Boring life does not compute – AJC
This coincided with a major event… stopping by Atlanta to visit Oki, which donated a 491 cellular phone. This was very new technology, and for a while it was mounted just below the console of the bike. But as BEHEMOTH developed, it was completely integrated and computer-controlled. Much more about this is in my Cellular Business article. The media loved the idea of a cellular phone on a bicycle… it changed everything. This CNN story was aired during the visit with Oki.
by Deborah Scroggins
Atlanta Journal-Constitution
July 7, 1988
Cyclist Computes Across America
Steve Roberts travels around the country on a bicycle that boasts a computer, solar panels, a fax machine and a cellular phone. He was in Gwinnett getting the telephone hooked up, so he can send his publisher stories he has written while he pedals along.
Steve Roberts almost certainly was the only person in Norcross Tuesday who was riding a bicycle equipped with a cellular phone and a fax machine.
Roberts’ bike is a virtual traveling office.
The former Ohio resident decided several years ago he wanted a job that would let him to do all of his favorite things all of the time.
He wanted to write about computers. He wanted to travel. He wanted to be outdoors. He wanted adventure. He wanted women.
So in 1983, Roberts sold his house in Columbus, Ohio, bought a funny-looking bicycle with a comfortable seat, outfitted it with a computer and a ham radio, and set off to roam the country.
The “high-tech nomad,” as he calls himself, has been riding around on his bike writing freelance articles and books about his personal and computing adventures ever since.
“Travel, adventure, change, high technology, photography, beautiful women, bizarre encounters. That’s what computing across America is all about,” Roberts 35, said Tuesday, leaning back on his recumbent bike.
The telephone, donated by OKI Telecom, was fixed proudly to the stem of the bike. Waiting for Quadram Corp. to set up a tiny JTFAX machine for him, Roberts was playing with another gadget, a computer map of the United States, donated by yet another Norcross company, Geovision Inc.
When he began life on the bike, Roberts wrote on a lap-top computer during breaks. He discovered, however, that he was forgetting lots of important ideas while he was riding.
Ever resourceful, he built himself a computer that fits on the bike so that he can write as he rides. Eight computer keys are planted into the handlebars, which are located below the seat, and Roberts uses a self-invented binary code of different combinations for different letters and numbers. The screen sits right in the middle of what would be the handlebars on an ordinary bike.

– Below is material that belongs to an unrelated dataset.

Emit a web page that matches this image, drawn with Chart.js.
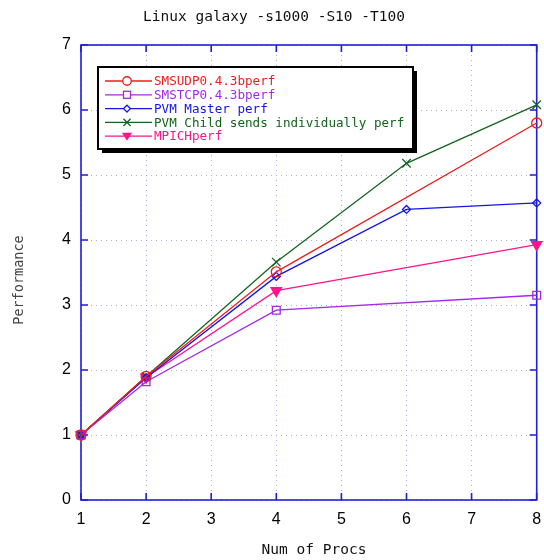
<!DOCTYPE html>
<html>
<head>
<meta charset="utf-8">
<script src="https://cdn.jsdelivr.net/npm/chart.js@4.4.0/dist/chart.umd.min.js"></script>
<style>
  html, body { margin: 0; padding: 0; background: #fff; }
</style>
</head>
<body>
<canvas id="myChart" width="544" height="560"></canvas>
<script>
// number of processes used for each run
const procsShort = [1, 2, 4, 8];
const procsLong = [1, 2, 4, 6, 8];

// performance values
const smsudp = [1, 1.9, 3.51, 5.8];
const smstcp = [1, 1.82, 2.92, 3.15];
const pvmMaster = [1, 1.88, 3.44, 4.47, 4.57];
const pvmChild = [1, 1.9, 3.66, 5.18, 6.08];
const mpich = [1, 1.89, 3.22, 3.93];

const xTicks = [1, 2, 3, 4, 5, 6, 7, 8];
const yTicks = [0, 1, 2, 3, 4, 5, 6, 7];

const monoFont = "'DejaVu Sans Mono', 'Liberation Mono', monospace";

function toPoints(xs, ys) {
  return xs.map((x, i) => ({ x: x, y: ys[i] }));
}

function makeSet(label, xs, ys, color, style, radius, filled, rotation) {
  return {
    label: label,
    data: toPoints(xs, ys),
    borderColor: color,
    backgroundColor: filled ? color : "rgba(0,0,0,0)",
    borderWidth: 1.3,
    pointStyle: style,
    pointRadius: radius,
    pointRotation: rotation || 0,
    pointBorderWidth: 1.3,
    pointBackgroundColor: filled ? color : "rgba(0,0,0,0)",
    clip: false,
  };
}

const datasets = [
  makeSet("SMSUDP0.4.3bperf", procsShort, smsudp, "rgb(235,30,30)", "circle", 5, false),
  makeSet("SMSTCP0.4.3bperf", procsShort, smstcp, "rgb(165,40,230)", "rect", 5.5, false),
  makeSet("PVM Master perf", procsLong, pvmMaster, "rgb(20,20,235)", "rectRot", 4, false),
  makeSet("PVM Child sends individually perf", procsLong, pvmChild, "rgb(20,100,30)", "crossRot", 6, false),
  makeSet("MPICHperf", procsShort, mpich, "rgb(255,20,140)", "triangle", 6, true, 180),
];

function drawMarker(ctx, ds, x, y) {
  const r = ds.pointRadius * 0.85;
  ctx.save();
  ctx.strokeStyle = ds.borderColor;
  ctx.fillStyle = ds.borderColor;
  ctx.lineWidth = 1.3;
  ctx.beginPath();
  if (ds.pointStyle === "circle") {
    ctx.arc(x, y, r, 0, Math.PI * 2);
    ctx.fillStyle = "#fff";
    ctx.fill();
    ctx.stroke();
  } else if (ds.pointStyle === "rect") {
    const h = r * 0.75;
    ctx.fillStyle = "#fff";
    ctx.fillRect(x - h, y - h, 2 * h, 2 * h);
    ctx.strokeRect(x - h, y - h, 2 * h, 2 * h);
  } else if (ds.pointStyle === "rectRot") {
    ctx.moveTo(x, y - r);
    ctx.lineTo(x + r, y);
    ctx.lineTo(x, y + r);
    ctx.lineTo(x - r, y);
    ctx.closePath();
    ctx.fillStyle = "#fff";
    ctx.fill();
    ctx.stroke();
  } else if (ds.pointStyle === "crossRot") {
    const d = r * 0.7;
    ctx.moveTo(x - d, y - d);
    ctx.lineTo(x + d, y + d);
    ctx.moveTo(x + d, y - d);
    ctx.lineTo(x - d, y + d);
    ctx.stroke();
  } else {
    ctx.moveTo(x - r, y - r * 0.7);
    ctx.lineTo(x + r, y - r * 0.7);
    ctx.lineTo(x, y + r * 0.9);
    ctx.closePath();
    ctx.fill();
  }
  ctx.restore();
}

const framePlugin = {
  id: "frame",
  beforeDatasetsDraw(chart) {
    const { ctx, chartArea: a, scales } = chart;
    ctx.save();
    ctx.strokeStyle = "rgb(30,30,220)";
    ctx.lineWidth = 1.6;
    ctx.strokeRect(a.left, a.top, a.right - a.left, a.bottom - a.top);
    ctx.beginPath();
    xTicks.forEach((v) => {
      const px = scales.x.getPixelForValue(v);
      ctx.moveTo(px, a.bottom);
      ctx.lineTo(px, a.bottom - 7);
      ctx.moveTo(px, a.top);
      ctx.lineTo(px, a.top + 7);
    });
    yTicks.forEach((v) => {
      const py = scales.y.getPixelForValue(v);
      ctx.moveTo(a.left, py);
      ctx.lineTo(a.left + 7, py);
      ctx.moveTo(a.right, py);
      ctx.lineTo(a.right - 7, py);
    });
    ctx.stroke();
    ctx.restore();
  },
  afterDraw(chart) {
    const { ctx } = chart;
    ctx.save();
    ctx.fillStyle = "#111";
    ctx.textAlign = "center";
    ctx.textBaseline = "middle";
    ctx.font = "14.5px " + monoFont;
    ctx.fillText("Linux galaxy -s1000 -S10 -T100", 274, 17);
    ctx.fillText("Num of Procs", 314, 550);
    ctx.translate(19, 280);
    ctx.rotate(-Math.PI / 2);
    ctx.fillStyle = "#444";
    ctx.font = "13.5px " + monoFont;
    ctx.fillText("Performance", 0, 0);
    ctx.restore();

    // legend box with drop shadow
    const bx = 98, by = 67, bw = 315, bh = 82;
    ctx.save();
    ctx.fillStyle = "#000";
    ctx.fillRect(bx + 4, by + 4, bw, bh);
    ctx.fillStyle = "#fff";
    ctx.fillRect(bx, by, bw, bh);
    ctx.strokeStyle = "#000";
    ctx.lineWidth = 2;
    ctx.strokeRect(bx, by, bw, bh);
    ctx.font = "12.6px " + monoFont;
    ctx.textBaseline = "middle";
    ctx.textAlign = "left";
    chart.data.datasets.forEach((ds, i) => {
      const y = 81 + i * 13.8;
      ctx.strokeStyle = ds.borderColor;
      ctx.lineWidth = 1.3;
      ctx.beginPath();
      ctx.moveTo(105, y);
      ctx.lineTo(152, y);
      ctx.stroke();
      drawMarker(ctx, ds, 127, y);
      ctx.fillStyle = ds.borderColor;
      ctx.fillText(ds.label, 154, y + 1);
    });
    ctx.restore();
  },
};

const config = {
  type: "line",
  data: { datasets },
  options: {
    responsive: false,
    animation: false,
    layout: { padding: { top: 45, right: 3, left: 0, bottom: 0 } },
    plugins: {
      legend: { display: false },
      title: { display: false },
      tooltip: { enabled: false },
    },
    scales: {
      x: {
        type: "linear",
        min: 1,
        max: 8,
        afterFit: (scale) => {
          scale.height = 60;
          scale.paddingLeft = 0;
          scale.paddingRight = 0;
        },
        ticks: {
          stepSize: 1,
          color: "#000",
          padding: 10,
          font: { family: "'Liberation Sans', Arial, sans-serif", size: 16 },
        },
        grid: { color: "rgba(160,160,235,0.9)", lineWidth: 1, drawTicks: false },
        border: { display: false, dash: [1, 4] },
      },
      y: {
        min: 0,
        max: 7,
        afterFit: (scale) => {
          scale.width = 81;
          scale.paddingTop = 0;
          scale.paddingBottom = 0;
        },
        ticks: {
          stepSize: 1,
          color: "#000",
          padding: 10,
          font: { family: "'Liberation Sans', Arial, sans-serif", size: 16 },
        },
        grid: { color: "rgba(160,160,235,0.9)", lineWidth: 1, drawTicks: false },
        border: { display: false, dash: [1, 4] },
      },
    },
  },
  plugins: [framePlugin],
};

new Chart(document.getElementById("myChart"), config);
</script>
</body>
</html>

Roberts seems to have succeeded in his unusual quest. He claims to be writing articles for more than 100 computing, bicycle and travel magazines, as well as occasional newspaper pieces, and has just published a book, Computing Across America: The Bicycle Odyssey of a High Tech Nomad.

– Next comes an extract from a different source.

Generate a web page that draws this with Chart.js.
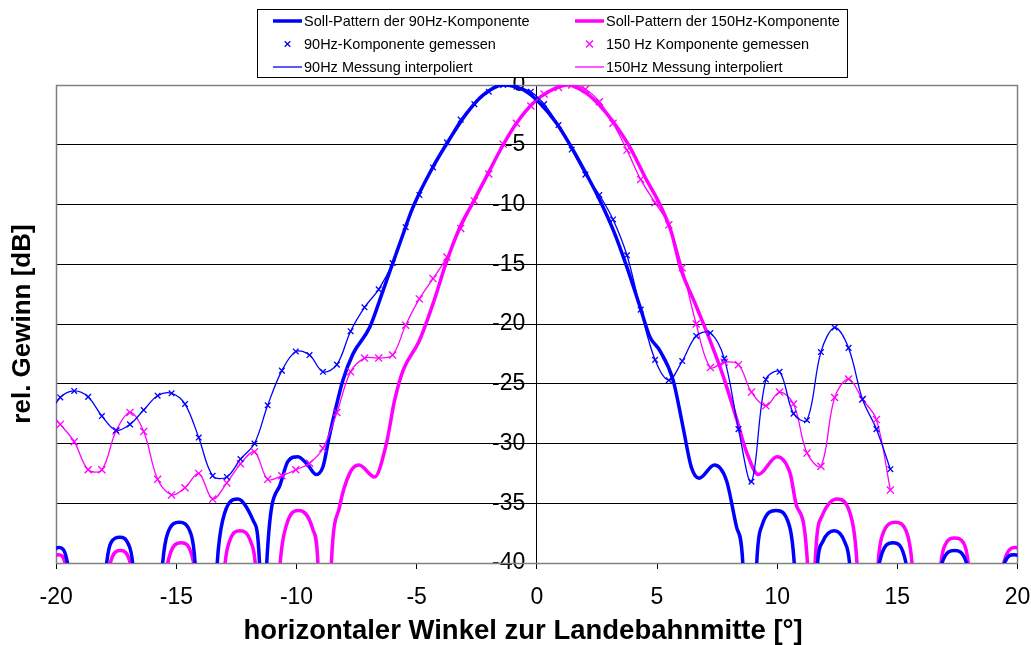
<!DOCTYPE html>
<html>
<head>
<meta charset="utf-8">
<script src="https://cdn.jsdelivr.net/npm/chart.js@4.4.0/dist/chart.umd.min.js"></script>
<style>
  html, body { margin: 0; padding: 0; background: #fff; }
</style>
</head>
<body>
<canvas id="c" width="1031" height="645"></canvas>
<script>
// Messwinkel (gleich fuer beide Komponenten)
const measAngles = [-20.41, -19.83, -19.25, -18.67, -18.1, -17.51, -16.93, -16.36, -15.78, -15.2,
  -14.64, -14.07, -13.49, -12.9, -12.33, -11.75, -11.2, -10.61, -10.03, -9.46,
  -8.9, -8.32, -7.75, -7.17, -6.58, -6.0, -5.46, -4.89, -4.32, -3.74,
  -3.17, -2.6, -2.0, -1.4, -0.85, -0.25, 0.3, 0.9, 1.45, 2.02,
  2.6, 3.17, 3.75, 4.32, 4.92, 5.49, 6.05, 6.63, 7.22, 7.8,
  8.39, 8.93, 9.53, 10.1, 10.68, 11.24, 11.82, 12.39, 12.97, 13.55,
  14.13, 14.71];
const meas90 = [-28.0, -26.15, -25.6, -26.1, -27.7, -28.9, -28.4, -27.2, -26.0, -25.8,
  -26.7, -29.5, -32.7, -32.8, -31.3, -30.0, -26.8, -23.9, -22.3, -22.6,
  -24.0, -23.4, -20.6, -18.6, -17.1, -14.9, -11.9, -9.2, -6.9, -4.8,
  -2.9, -1.6, -0.56, 0, -0.14, -0.56, -1.6, -3.35, -5.4, -7.5,
  -9.2, -11.25, -14.25, -18.8, -23.0, -24.7, -23.1, -21.0, -20.75, -22.9,
  -28.8, -33.2, -24.65, -24.0, -27.5, -28.05, -22.35, -20.3, -22.0, -26.3,
  -28.8, -32.15];
const meas150 = [-27.0, -28.4, -29.85, -32.2, -32.2, -28.96, -27.4, -29.0, -33.0, -34.3,
  -33.7, -32.5, -34.65, -33.3, -31.7, -30.7, -33.0, -32.7, -32.2, -31.65,
  -30.4, -27.4, -24.0, -22.85, -22.85, -22.6, -20.1, -17.9, -16.2, -14.4,
  -12.0, -9.7, -7.45, -4.95, -3.2, -1.76, -0.75, -0.2, 0, -0.36,
  -1.4, -3.2, -5.45, -7.9, -9.85, -11.7, -15.3, -20.0, -23.65, -23.2,
  -23.4, -25.7, -26.85, -25.7, -26.7, -30.8, -31.9, -26.15, -24.6, -26.3,
  -28.0, -33.9];

// Soll-Pattern 90Hz
const soll90Angles = [-20.5, -20.23, -19.88, -19.53, -18.7,
  -17.9, -17.72, -17.35, -16.99, -16.82, -16.2,
  -15.57, -15.36, -14.88, -14.39, -14.22, -13.75,
  -13.3, -13.07, -12.45, -11.79, -11.54, -11.4,
  -11.24, -10.71, -10.36, -9.94, -9.53, -9.18, -8.9, -8.64, -8.35, -8.07,
  -7.65, -6.96, -6.4, -5.71, -5.15, -4.32, -3.62, -2.93, -2.24, -1.4,
  -0.57, 0.12, 0.82, 1.51, 2.07, 2.61, 3.18, 3.74, 4.29, 4.71,
  5.11, 5.67, 6.08, 6.43, 6.75, 7.39, 7.89, 8.31, 8.57, 8.85,
  9.15, 9.36, 9.96, 10.51, 10.71, 11.2,
  11.68, 11.9, 12.38, 12.8, 13.01, 13.6,
  14.25, 14.82, 15.36, 16.1,
  16.86, 17.38, 17.88, 18.7,
  19.46, 19.85, 20.25, 20.5];
const soll90Gain = [-60, -40, -38.7, -40, -60,
  -40, -38.3, -37.85, -38.45, -40, -60,
  -40, -37.5, -36.6, -37.6, -40, -60,
  -40, -36.4, -34.65, -36.5, -40, -60,
  -40, -33.6, -31.5, -31.1, -31.8, -32.6, -31.95, -29.45, -26.9, -24.7,
  -22.5, -20.3, -17.2, -13.3, -10.2, -6.85, -4.5, -2.4, -0.85, 0,
  -0.4, -1.5, -3.2, -5.45, -7.5, -9.6, -12.15, -15.2, -18.55, -21.1,
  -22.2, -24.7, -28.6, -32.0, -32.9, -31.8, -33.1, -37.0, -40, -60,
  -40, -36.9, -35.6, -36.9, -40, -60,
  -40, -38.2, -37.3, -38.2, -40, -60,
  -40, -38.3, -40, -60,
  -40, -38.96, -40, -60,
  -40, -39.3, -40, -60];

// Soll-Pattern 150Hz
const soll150Angles = [-20.5, -20.18, -19.9, -19.63, -18.7,
  -17.75, -17.33, -16.92, -16.1,
  -15.36, -14.8, -14.28, -13.6,
  -12.97, -12.79, -12.35, -11.89, -11.72, -11.2,
  -10.68, -10.43, -9.9, -9.32, -9.11, -8.85,
  -8.55, -8.21, -7.79, -7.4, -6.75, -6.26, -5.92, -5.57, -4.89, -4.32,
  -3.76, -3.2, -2.65, -2.03, -1.4, -0.85, -0.15, 0.54, 1.3, 2.07,
  2.61, 3.18, 3.87, 4.5, 5.13, 5.61, 5.96, 6.65, 7.21, 7.76,
  8.32, 8.74, 9.22, 9.99, 10.54, 10.82, 11.26, 11.42,
  11.58, 11.86, 12.49, 13.11, 13.32, 13.75,
  14.2, 14.39, 14.92, 15.4, 15.61, 16.2,
  16.82, 17.0, 17.38, 17.75, 17.95, 18.7,
  19.43, 19.92, 20.3, 20.5];
const soll150Gain = [-60, -40, -39.3, -40, -60,
  -40, -38.96, -40, -60,
  -40, -38.3, -40, -60,
  -40, -38.2, -37.3, -38.3, -40, -60,
  -40, -36.9, -35.6, -37.2, -40, -60,
  -40, -35.3, -32.5, -31.8, -32.8, -30.0, -26.4, -23.9, -21.4, -18.3,
  -14.8, -11.9, -9.8, -7.4, -5.0, -3.2, -1.5, -0.5, 0, -0.7,
  -1.7, -3.1, -5.2, -7.7, -10.05, -12.4, -15.2, -18.6, -21.4, -24.4,
  -28.0, -30.8, -32.6, -31.1, -32.5, -35.3, -40, -60,
  -40, -36.1, -34.65, -36.4, -40, -60,
  -40, -37.6, -36.6, -37.5, -40, -60,
  -40, -38.45, -37.9, -38.3, -40, -60,
  -40, -38.7, -40, -60];

const xTicks = [-20, -15, -10, -5, 0, 5, 10, 15, 20];

const BLUE = '#0000FF';
const MAGENTA = '#FF00FF';
const FONT = '"Liberation Sans", Arial, sans-serif';

function pts(xs, ys) { return xs.map((x, i) => ({x: x, y: ys[i]})); }

// Legende: 2 Spalten, 3 Zeilen wie im Original
const legendBox = {
  id: 'legendBox',
  afterDraw(chart) {
    const ctx = chart.ctx;
    const ds = chart.data.datasets;
    ctx.save();
    ctx.fillStyle = '#fff';
    ctx.fillRect(257.5, 9.5, 590, 68);
    ctx.strokeStyle = '#000';
    ctx.lineWidth = 1;
    ctx.strokeRect(257.5, 9.5, 590, 68);
    const cols = [273, 575];
    const rows = [21, 44, 67];
    ds.forEach((d, i) => {
      const x0 = cols[i % 2], y0 = rows[Math.floor(i / 2)];
      ctx.strokeStyle = d.borderColor;
      if (d.showLine) {
        ctx.lineWidth = d.borderWidth;
        ctx.beginPath();
        ctx.moveTo(x0, y0);
        ctx.lineTo(x0 + 29, y0);
        ctx.stroke();
      } else {
        const r = d.pointRadius, cx = x0 + 14.5;
        ctx.lineWidth = d.borderWidth;
        ctx.beginPath();
        ctx.moveTo(cx - r * 0.7, y0 - r * 0.7); ctx.lineTo(cx + r * 0.7, y0 + r * 0.7);
        ctx.moveTo(cx + r * 0.7, y0 - r * 0.7); ctx.lineTo(cx - r * 0.7, y0 + r * 0.7);
        ctx.stroke();
      }
      ctx.fillStyle = '#000';
      ctx.font = '14.5px ' + FONT;
      ctx.textBaseline = 'middle';
      ctx.textAlign = 'left';
      ctx.fillText(d.label, x0 + 31, y0 + 1);
    });
    ctx.restore();
  }
};

// grauer Rahmen um die Zeichenflaeche
const plotFrame = {
  id: 'plotFrame',
  beforeDatasetsDraw(chart) {
    const {ctx, chartArea: a} = chart;
    ctx.save();
    ctx.strokeStyle = '#808080';
    ctx.lineWidth = 1.5;
    ctx.strokeRect(Math.round(a.left) + 0.5, Math.round(a.top) + 0.5,
      Math.round(a.right - a.left), Math.round(a.bottom - a.top));
    ctx.restore();
  }
};

new Chart(document.getElementById('c'), {
  type: 'scatter',
  data: {
    datasets: [
      {
        label: 'Soll-Pattern der 90Hz-Komponente',
        data: pts(soll90Angles, soll90Gain),
        showLine: true, borderColor: BLUE, borderWidth: 3.5, pointRadius: 0,
        cubicInterpolationMode: 'monotone', clip: 0, order: 3,
        xAxisID: 'x', yAxisID: 'y'
      },
      {
        label: 'Soll-Pattern der 150Hz-Komponente',
        data: pts(soll150Angles, soll150Gain),
        showLine: true, borderColor: MAGENTA, borderWidth: 3.5, pointRadius: 0,
        cubicInterpolationMode: 'monotone', clip: 0, order: 3,
        xAxisID: 'x', yAxisID: 'y'
      },
      {
        label: '90Hz-Komponente gemessen',
        data: pts(measAngles, meas90),
        showLine: false, borderColor: BLUE, backgroundColor: BLUE,
        pointStyle: 'crossRot', pointRadius: 4, borderWidth: 1.3, order: 0,
        xAxisID: 'x', yAxisID: 'y'
      },
      {
        label: '150 Hz Komponente gemessen',
        data: pts(measAngles, meas150),
        showLine: false, borderColor: MAGENTA, backgroundColor: MAGENTA,
        pointStyle: 'crossRot', pointRadius: 5, borderWidth: 1.3, order: 0,
        xAxisID: 'x', yAxisID: 'y'
      },
      {
        label: '90Hz Messung interpoliert',
        data: pts(measAngles, meas90),
        showLine: true, borderColor: BLUE, borderWidth: 1.3, pointRadius: 0,
        tension: 0.35, clip: 0, order: 1,
        xAxisID: 'x', yAxisID: 'y'
      },
      {
        label: '150Hz Messung interpoliert',
        data: pts(measAngles, meas150),
        showLine: true, borderColor: MAGENTA, borderWidth: 1.3, pointRadius: 0,
        tension: 0.35, clip: 0, order: 1,
        xAxisID: 'x', yAxisID: 'y'
      }
    ]
  },
  options: {
    responsive: false,
    animation: false,
    events: [],
    layout: { padding: { top: 85, right: 13.5, bottom: 0, left: 0 } },
    plugins: {
      legend: { display: false },
      tooltip: { enabled: false }
    },
    scales: {
      x: {
        type: 'linear', position: 'bottom', min: -20, max: 20,
        afterBuildTicks: s => { s.ticks = xTicks.map(v => ({value: v})); },
        afterFit: s => { s.height = 82; s.paddingLeft = 0; s.paddingRight = 0; },
        ticks: { color: '#000', font: { size: 23, family: FONT }, padding: 14.5, maxRotation: 0,
                 callback: v => String(v) },
        grid: { drawOnChartArea: false, drawTicks: true, tickLength: 6, color: '#000' },
        border: { display: false },
        title: { display: true, text: 'horizontaler Winkel zur Landebahnmitte [°]\u2002\u2002', color: '#000',
                 font: { size: 27.5, weight: 'bold', family: FONT, lineHeight: 1 },
                 padding: { top: 0, bottom: 0 } }
      },
      yL: {
        type: 'linear', position: 'left', min: -40, max: 0,
        ticks: { display: false },
        grid: { display: false, drawTicks: false },
        border: { display: false },
        title: { display: true, text: 'rel. Gewinn [dB]', color: '#000',
                 font: { size: 26, weight: 'bold', family: FONT }, padding: { top: 7, bottom: 18 } }
      },
      y: {
        type: 'linear', position: { x: 0 }, min: -40, max: 0,
        afterFit: s => { s.width = 0; s.paddingLeft = 0; s.paddingRight = 0; },
        ticks: { stepSize: 5, color: '#000', font: { size: 23, family: FONT }, padding: 0,
                 callback: v => String(v) + '\u2002' },
        grid: {
          color: c => (c.tick && (c.tick.value === 0 || c.tick.value === -40)) ? '#808080' : '#000',
          tickLength: 7, drawTicks: true
        },
        border: { color: '#000', width: 1 }
      }
    }
  },
  plugins: [plotFrame, legendBox]
});
</script>
</body>
</html>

People invite Roberts to spend the night or he camps when he decides to stop. According to his book, he spent most of those nights with women who invited him home during his 1983-’85 trip. But for the last 6,000 miles of this trip, Roberts has been joined by Maggie Victor, 36.
Ms. Victor, who carries a laptop computer and a ham radio on her recumbent bike, worked for a social service agency in Columbus before she became Roberts’ “lifestyle maintenance manager.”
“That means I do whatever is necessary to make life more enjoyable like cooking, cleaning, accounting, correspondence,” Ms. Victor said of her role in the business.
Until now, Roberts had to stop at pay phones or houses to send his copy via a telephone modem. But with the telephone and the fax machine, the bike is a completely self-sufficient “office.”
“Now I can type an article and send it to my publisher with out ever having to get off the bike,” Roberts said.
Roberts said he and Ms. Victor live on less than $1,000 a month. Their biggest expenses would be building and keeping up their computer equipment, but Roberts gets around that by contacting different high-tech companies when he needs a piece of equipment.
He offers to test the piece on tougher terrain than most office equipment will ever see. And he volunteers to get the company some publicity along the way.
“I’m still running a business,” Roberts said. “It’s just that rather than doing what most people do — which is to work at a job they don’t like to earn money to pay for the things they do like — I hit the road.”